Security sources said they were released on the Syrian side of the border with Turkey after travelling from the eastern Syrian city of Raqqa - Islamic State’s stronghold.
The rapid and brutal advance of Islamic State, bent on establishing a hub of jihadism in the centre of the Arab world and on Turkey’s southern fringe, has alarmed Ankara and the West, forcing them to step up intelligence sharing and tighten security cooperation.
America is drawing up plans for military action in Syria against Islamic State fighters, but Turkey had made clear it did not want to take a frontline role, partly because of fears for the fate of the hostages.
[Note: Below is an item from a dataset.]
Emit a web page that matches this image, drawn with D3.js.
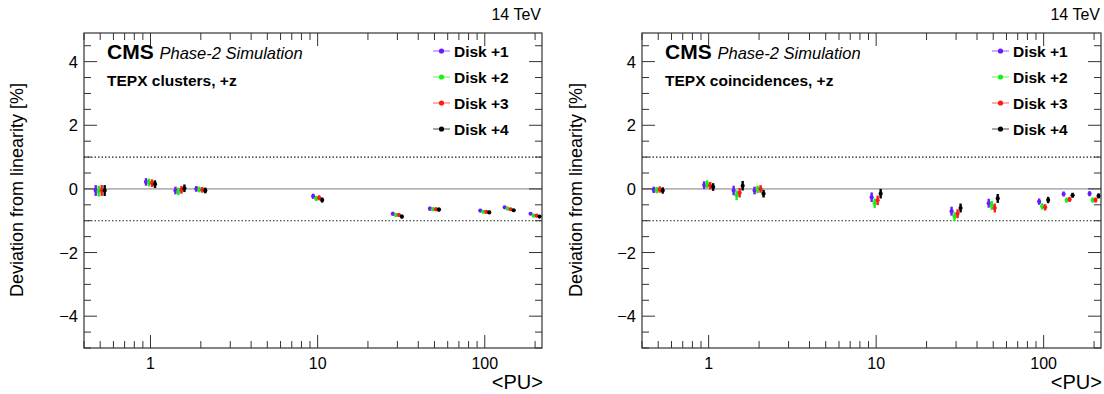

The militants have already beheaded two American journalists, James Foley and Steven Sotloff, and British aid worker David Haines.
They are now threatening a second British aid worker, Alan Henning.
British and American officials have said in recent weeks that their nationals had been killed by Islamic State militants in part because other countries were paying ransoms.
France was able to secure the release of four of its nationals in Syria earlier this year, after what President Francois Hollande said was help from other countries.
Hollande reaffirmed on Thursday that Paris did not pay ransoms or exchange prisoners for the release of its citizens that are held hostage overseas.